## START DATASET ENTRIES
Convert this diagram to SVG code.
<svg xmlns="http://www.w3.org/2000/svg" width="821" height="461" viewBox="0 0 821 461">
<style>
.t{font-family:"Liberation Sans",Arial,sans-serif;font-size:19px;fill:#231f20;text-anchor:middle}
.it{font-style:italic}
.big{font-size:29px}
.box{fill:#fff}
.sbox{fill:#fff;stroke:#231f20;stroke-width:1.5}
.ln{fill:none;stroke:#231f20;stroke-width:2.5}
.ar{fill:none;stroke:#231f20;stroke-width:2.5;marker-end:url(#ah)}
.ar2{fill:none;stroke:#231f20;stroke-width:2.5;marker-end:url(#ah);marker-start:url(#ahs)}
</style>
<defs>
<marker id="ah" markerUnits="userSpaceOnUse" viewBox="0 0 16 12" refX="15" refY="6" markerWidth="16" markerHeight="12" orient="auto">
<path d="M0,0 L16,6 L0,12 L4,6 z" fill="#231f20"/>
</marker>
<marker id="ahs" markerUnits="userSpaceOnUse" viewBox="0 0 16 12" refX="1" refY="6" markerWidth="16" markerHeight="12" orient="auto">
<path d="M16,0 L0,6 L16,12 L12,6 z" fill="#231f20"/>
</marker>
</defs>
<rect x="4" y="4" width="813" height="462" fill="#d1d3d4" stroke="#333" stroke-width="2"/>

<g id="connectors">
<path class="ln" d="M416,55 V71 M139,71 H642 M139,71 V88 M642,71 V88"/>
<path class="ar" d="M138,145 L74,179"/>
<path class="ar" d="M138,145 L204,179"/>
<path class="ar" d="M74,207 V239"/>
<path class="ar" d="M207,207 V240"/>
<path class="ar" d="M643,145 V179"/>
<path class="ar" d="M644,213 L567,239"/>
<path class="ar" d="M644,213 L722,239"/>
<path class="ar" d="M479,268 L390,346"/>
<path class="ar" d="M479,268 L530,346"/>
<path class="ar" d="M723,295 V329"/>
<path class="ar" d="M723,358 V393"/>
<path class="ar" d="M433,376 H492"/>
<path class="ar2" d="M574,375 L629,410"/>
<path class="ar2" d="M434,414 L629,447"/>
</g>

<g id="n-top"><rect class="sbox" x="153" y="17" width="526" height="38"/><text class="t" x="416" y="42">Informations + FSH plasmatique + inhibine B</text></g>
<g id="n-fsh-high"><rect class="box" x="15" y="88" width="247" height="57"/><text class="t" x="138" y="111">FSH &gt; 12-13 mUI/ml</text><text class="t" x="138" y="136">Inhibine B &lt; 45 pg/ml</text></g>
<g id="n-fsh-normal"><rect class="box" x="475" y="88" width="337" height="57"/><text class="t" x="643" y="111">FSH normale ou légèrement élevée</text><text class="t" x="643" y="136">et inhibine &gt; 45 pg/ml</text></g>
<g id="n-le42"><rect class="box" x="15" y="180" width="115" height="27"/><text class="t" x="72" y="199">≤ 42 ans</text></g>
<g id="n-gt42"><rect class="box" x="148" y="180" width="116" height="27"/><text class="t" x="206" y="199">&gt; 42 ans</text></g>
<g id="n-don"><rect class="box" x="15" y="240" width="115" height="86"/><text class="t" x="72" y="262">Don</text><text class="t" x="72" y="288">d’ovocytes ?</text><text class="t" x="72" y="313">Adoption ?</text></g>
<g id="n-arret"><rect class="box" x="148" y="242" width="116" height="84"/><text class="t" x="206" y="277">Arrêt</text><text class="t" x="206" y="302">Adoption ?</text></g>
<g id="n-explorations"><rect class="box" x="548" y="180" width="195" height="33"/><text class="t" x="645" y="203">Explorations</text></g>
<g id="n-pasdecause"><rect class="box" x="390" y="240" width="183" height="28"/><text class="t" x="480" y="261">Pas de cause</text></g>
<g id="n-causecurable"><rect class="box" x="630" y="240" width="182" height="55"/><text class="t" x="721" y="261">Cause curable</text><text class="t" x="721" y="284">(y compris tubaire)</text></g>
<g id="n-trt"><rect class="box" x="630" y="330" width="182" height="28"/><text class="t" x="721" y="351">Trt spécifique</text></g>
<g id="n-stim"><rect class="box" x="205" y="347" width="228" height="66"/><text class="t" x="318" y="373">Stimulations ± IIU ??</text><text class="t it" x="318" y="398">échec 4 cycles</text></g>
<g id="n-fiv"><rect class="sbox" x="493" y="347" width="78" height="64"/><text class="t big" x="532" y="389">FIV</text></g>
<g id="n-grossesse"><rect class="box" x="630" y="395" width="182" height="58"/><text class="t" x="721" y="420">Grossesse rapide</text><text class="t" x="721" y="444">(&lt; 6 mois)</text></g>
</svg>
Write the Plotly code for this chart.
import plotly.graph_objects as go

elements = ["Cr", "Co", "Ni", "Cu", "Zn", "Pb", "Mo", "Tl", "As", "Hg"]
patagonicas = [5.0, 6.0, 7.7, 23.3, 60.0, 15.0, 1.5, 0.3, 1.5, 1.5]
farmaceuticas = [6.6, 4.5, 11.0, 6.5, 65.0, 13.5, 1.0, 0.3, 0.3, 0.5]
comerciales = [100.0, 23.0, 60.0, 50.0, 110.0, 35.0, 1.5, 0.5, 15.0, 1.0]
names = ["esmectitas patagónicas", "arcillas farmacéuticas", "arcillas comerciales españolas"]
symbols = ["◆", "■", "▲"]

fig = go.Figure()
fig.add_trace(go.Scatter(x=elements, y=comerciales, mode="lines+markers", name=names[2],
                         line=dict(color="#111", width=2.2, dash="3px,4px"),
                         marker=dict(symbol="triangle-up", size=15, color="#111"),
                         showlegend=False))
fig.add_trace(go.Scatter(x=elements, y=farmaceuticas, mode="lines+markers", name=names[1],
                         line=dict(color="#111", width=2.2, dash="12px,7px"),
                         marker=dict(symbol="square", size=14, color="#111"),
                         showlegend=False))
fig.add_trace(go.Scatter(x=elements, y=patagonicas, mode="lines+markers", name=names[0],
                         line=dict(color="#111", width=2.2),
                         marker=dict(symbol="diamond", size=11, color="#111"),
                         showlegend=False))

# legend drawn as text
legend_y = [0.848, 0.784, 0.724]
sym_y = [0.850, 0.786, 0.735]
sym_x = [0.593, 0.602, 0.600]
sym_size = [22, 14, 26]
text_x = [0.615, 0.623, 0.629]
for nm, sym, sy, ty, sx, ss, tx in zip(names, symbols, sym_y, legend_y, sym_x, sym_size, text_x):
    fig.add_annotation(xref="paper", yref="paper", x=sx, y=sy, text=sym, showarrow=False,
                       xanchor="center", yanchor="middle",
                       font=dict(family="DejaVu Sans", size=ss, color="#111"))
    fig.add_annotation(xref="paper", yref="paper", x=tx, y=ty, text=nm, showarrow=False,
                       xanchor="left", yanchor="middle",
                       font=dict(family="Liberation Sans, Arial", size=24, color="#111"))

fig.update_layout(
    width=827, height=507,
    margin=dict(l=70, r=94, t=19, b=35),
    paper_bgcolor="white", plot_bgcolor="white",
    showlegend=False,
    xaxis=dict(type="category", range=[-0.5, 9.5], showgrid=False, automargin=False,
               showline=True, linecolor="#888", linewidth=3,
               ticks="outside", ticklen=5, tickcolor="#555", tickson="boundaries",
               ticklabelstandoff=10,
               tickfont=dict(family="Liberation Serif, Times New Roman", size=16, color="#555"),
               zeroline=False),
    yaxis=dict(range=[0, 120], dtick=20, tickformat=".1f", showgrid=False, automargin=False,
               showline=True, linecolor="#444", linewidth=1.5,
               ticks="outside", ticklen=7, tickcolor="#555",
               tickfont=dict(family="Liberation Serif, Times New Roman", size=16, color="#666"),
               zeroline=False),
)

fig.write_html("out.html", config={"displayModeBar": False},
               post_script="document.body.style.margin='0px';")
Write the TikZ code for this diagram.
## END DATASET ENTRIES
** TASK **
From the line with "Write the Plotly code for this chart." through the line with "import plotly.graph_objects as go", repeat every line exactly, both ends included, and nothing outside that range.

** COMPLETE OUTPUT **
Write the Plotly code for this chart.
import plotly.graph_objects as go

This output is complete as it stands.